Operation Romeo is a 2022 Indian Hindi-language romantic thriller film directed by Shashant Shah. It is an official remake of 2019 Malayalam film Ishq. This film is produced by Shital Bhatia and Neeraj Pandey under the banner of Friday Filmworks and Plan C Studios, the film stars Sidhant Gupta and Vedika Pinto. The supporting cast includes Sharad Kelkar, Bhumika Chawla and Kishor Kadam.

Cast 
 Sidhant Gupta as Aditya Sharma
 Vedika Pinto as Neha Kasliwal
 Bhumika Chawla as Chhaya
 Sharad Kelkar as Mangesh Jadhav
 Kishor Kadam as Patil
 Neha Khan as Aditya's Sister

Production

Development 
The film was announced in 2021, a remake of the 2019 Malayalam film Ishq.

Soundtrack 
The film's music composed by M. M. Keeravani while lyrics written by Manoj Muntashir. On 5 April 2022, the first song titled 'Abhi Abhi' sung by Neeti Mohan was unveiled. Six days later, the second song 'Tere Bin Jeena Kya' sung by Vishal Mishra and Rupali Jagga was released.

Marketing 
A motion poster of the film featuring the cast was released on 31 March 2022. The film was released on 22 April 2022.

Release

Theatrical
The film was released in theatres on 22 April 2022.

Home media
The digital streaming rights of the film is owned by Netflix.
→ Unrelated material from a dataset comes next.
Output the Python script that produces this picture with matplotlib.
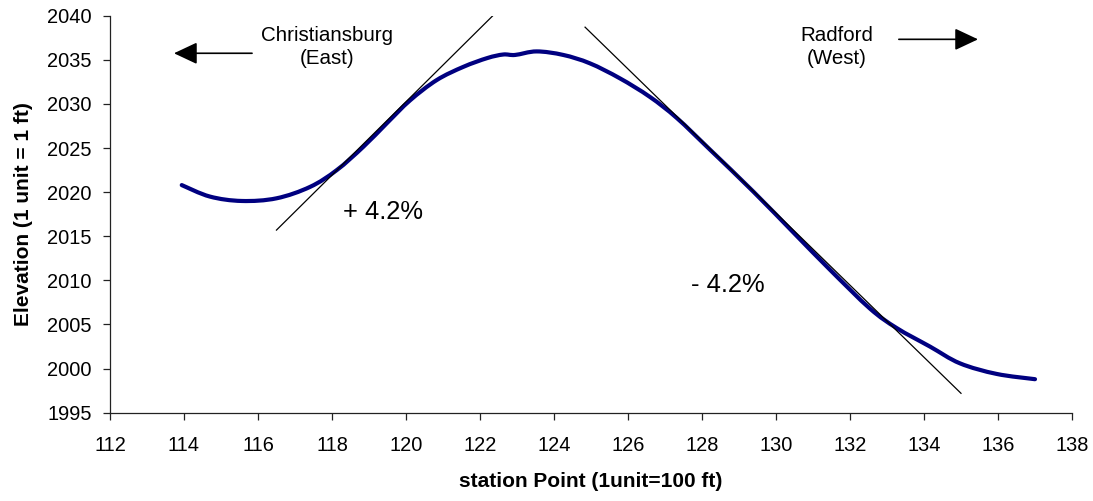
import numpy as np
import matplotlib
matplotlib.use("Agg")
import matplotlib.pyplot as plt
from matplotlib.path import Path
from matplotlib.patches import PathPatch

# ── data ──────────────────────────────────────────────────────
station = [113.94, 114.7, 115.56, 116.5, 117.41, 118.13, 118.85, 119.48,
           120.11, 120.83, 121.55, 122.2, 122.63, 122.95, 123.53, 124.25,
           124.97, 125.78, 126.59, 127.32, 128.22, 129.39, 130.5, 131.46,
           132.54, 133.26, 134.16, 134.97, 135.96, 137.0]
elevation = [2020.8, 2019.5, 2019.0, 2019.3, 2020.6, 2022.5, 2025.15, 2027.8,
             2030.4, 2032.7, 2034.2, 2035.2, 2035.6, 2035.55, 2035.95, 2035.55,
             2034.6, 2032.9, 2030.8, 2028.4, 2024.8, 2020.05, 2015.3, 2011.2,
             2006.8, 2004.6, 2002.5, 2000.6, 1999.4, 1998.8]

# tangent lines (grade +4.2% / -4.2%)
up_x = [116.5, 122.42]
up_y = [2015.7, 2040.3]
down_x = [124.84, 135.0]
down_y = [2038.7, 1997.2]

x_ticks = list(range(112, 139, 2))
y_ticks = list(range(1995, 2041, 5))


def smooth_path(xs, ys):
    # Excel-style "smoothed line": cubic Bezier segments through every point
    p = np.column_stack([xs, ys])
    verts = [p[0]]
    codes = [Path.MOVETO]
    for i in range(len(p) - 1):
        p0 = p[i - 1] if i > 0 else p[i]
        p3 = p[i + 2] if i + 2 < len(p) else p[i + 1]
        c1 = p[i] + (p[i + 1] - p0) / 6.0
        c2 = p[i + 1] - (p3 - p[i]) / 6.0
        verts += [c1, c2, p[i + 1]]
        codes += [Path.CURVE4] * 3
    return Path(verts, codes)


plt.rcParams["font.family"] = ["Liberation Sans", "DejaVu Sans"]

fig = plt.figure(figsize=(10.93, 5.01), dpi=100)
ax = fig.add_axes([0.1006, 0.1762, 0.8802, 0.7925])

ax.add_patch(PathPatch(smooth_path(station, elevation), facecolor="none",
                       edgecolor="#000080", linewidth=3.0,
                       capstyle="round", joinstyle="round", zorder=2))
ax.plot(up_x, up_y, color="black", linewidth=0.9, zorder=3)
ax.plot(down_x, down_y, color="black", linewidth=0.9, zorder=3)

ax.set_xlim(112, 138)
ax.set_ylim(1995, 2040)
ax.set_xticks(x_ticks)
ax.set_yticks(y_ticks)

for side in ("top", "right"):
    ax.spines[side].set_visible(False)
for side in ("left", "bottom"):
    ax.spines[side].set_linewidth(0.9)
    ax.spines[side].set_color("#222222")

ax.tick_params(axis="both", direction="out", length=5, width=0.9,
               labelsize=14.4, color="#222222")
ax.tick_params(axis="x", pad=12)
ax.tick_params(axis="y", pad=8)

ax.set_xlabel("station Point (1unit=100 ft)", fontsize=15, fontweight="bold",
              labelpad=12)
ax.set_ylabel("Elevation (1 unit = 1 ft)", fontsize=15, fontweight="bold",
              labelpad=10)

# ── annotations ───────────────────────────────────────────────
ax.text(117.86, 2036.45, "Christiansburg\n(East)", ha="center", va="center",
        fontsize=14.8, linespacing=1.33)
ax.text(131.64, 2036.45, "Radford\n(West)", ha="center", va="center",
        fontsize=14.8, linespacing=1.33)

arrow = dict(arrowstyle="-|>,head_length=1.0,head_width=0.47",
             color="black", linewidth=1.2, mutation_scale=14.4,
             shrinkA=0, shrinkB=0)
ax.annotate("", xy=(113.73, 2035.74), xytext=(115.84, 2035.74),
            arrowprops=arrow)
ax.annotate("", xy=(135.46, 2037.32), xytext=(133.32, 2037.32),
            arrowprops=arrow)

ax.text(119.39, 2017.8, "+ 4.2%", ha="center", va="center", fontsize=18.4)
ax.text(128.71, 2009.5, "- 4.2%", ha="center", va="center", fontsize=18.4)

fig.savefig("out.png", dpi=100, facecolor="white")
The film was streamed on Netflix from 3 July 2022.

Reception

Critical reception  
BH Harsh of Firstpost gave the film a rating of three and a half stars out of five and wrote "Its ability to charter the uncomfortable lanes is its biggest strength which lies in the themes of justice and morality". Rohit Bhatnagar of The Free Press Journal gave the film a rating of three and a half stars and wrote "New kids on the block, Sidhant and Vedika, are the film's highlight.Sharad Kelkar as a ruthless cop in disguise, delivers an earnest performance". Rachana Dubey of The Times of India gave it two and a half stars out of five and found that "a thriller-love story have been built well but the film eventually takes a completely different turn and it doesn't stitch well at the end." Deepa Gahlot of Rediff.com gave the film two and a half stars out of five and observed, "the film is scarily effective in a 'but for the grace of God's way'," but criticized the performances as disappointing "because it did have something significant to say and chickened out".